Yves Contassot, conseiller de Paris du parti des Verts, est évidemment très remonté contre le vandalisme que s’apprête à mener la Mairie de Paris sur les Serres d’Auteuil. Il nous a fait la déclaration suivante : « Entre le saccage des Serres d’Auteuil et le départ de Paris de Rolland Garros les Verts n’hésitent pas. A l’heure où l’on parle du Grand Paris, vouloir conserver le tournoi à tout prix est un non sens égoïste. Il s’agit d’une atteinte grave au patrimoine parisien. Abimer de manière irréversible le jardin botanique de Paris pour un stade de tennis utilisé pendant quinze jours par an est scandaleux. Il est évident qu’on mènera la bataille juridique et politique. On se trouve sur un site inscrit. Il faudra aussi des recours d’association. »

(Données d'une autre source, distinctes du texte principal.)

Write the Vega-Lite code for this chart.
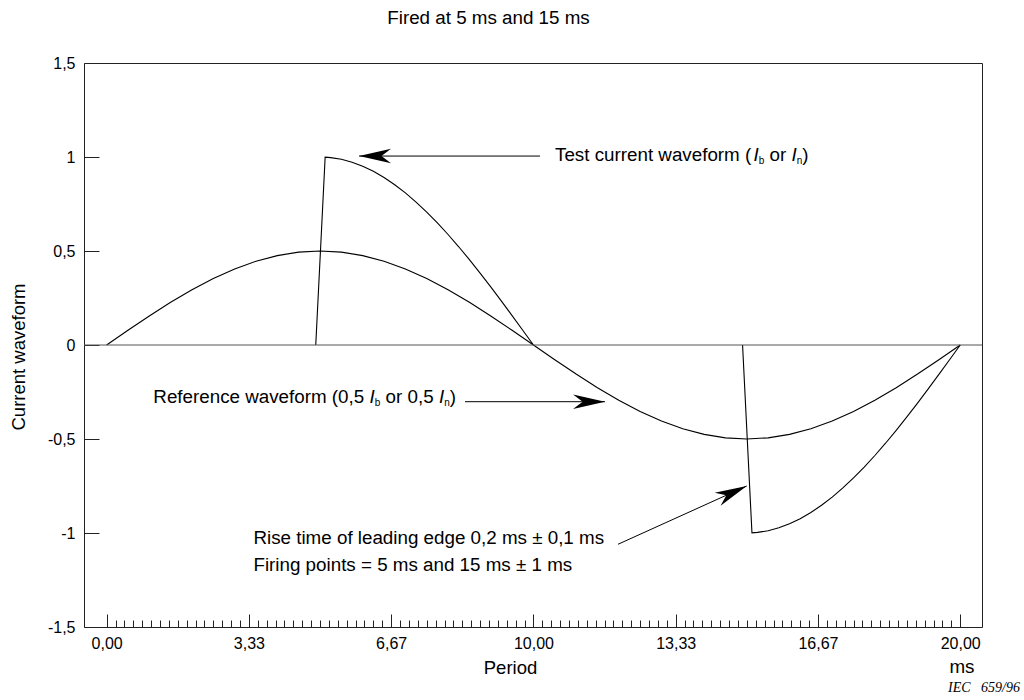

Nous aurons bientôt l’occasion de revenir sur plusieurs projets de la Mairie de Paris très inquiétants pour l’urbanisme et le patrimoine parisien. Bertrand Delanoë semble vouloir revenir aux pires années de la présidence de Georges Pompidou qui a largement contribué à défigurer la ville. Ce n’est sans doute pas pour rien qu’une cellule au sein de l’Hôtel de Ville, chargée des nouveaux projets d’urbanisme et rattachée directement au maire, est appelée en interne « les bétonneurs ». Il est urgent de réagir face à ces menaces. Signalons qu’une pétition vient d’être mise en ligne pour sauver les Serres d’Auteuil qui a recueilli plus de 2500 signatures en à peine cinq jours. Bien sûr, nous invitons tous nos lecteurs à la signer et à la faire circuler. Rien n’est perdu car la Fédération Française de Tennis n’a pas encore pris sa décision. Une forte mobilisation pourrait la faire reculer.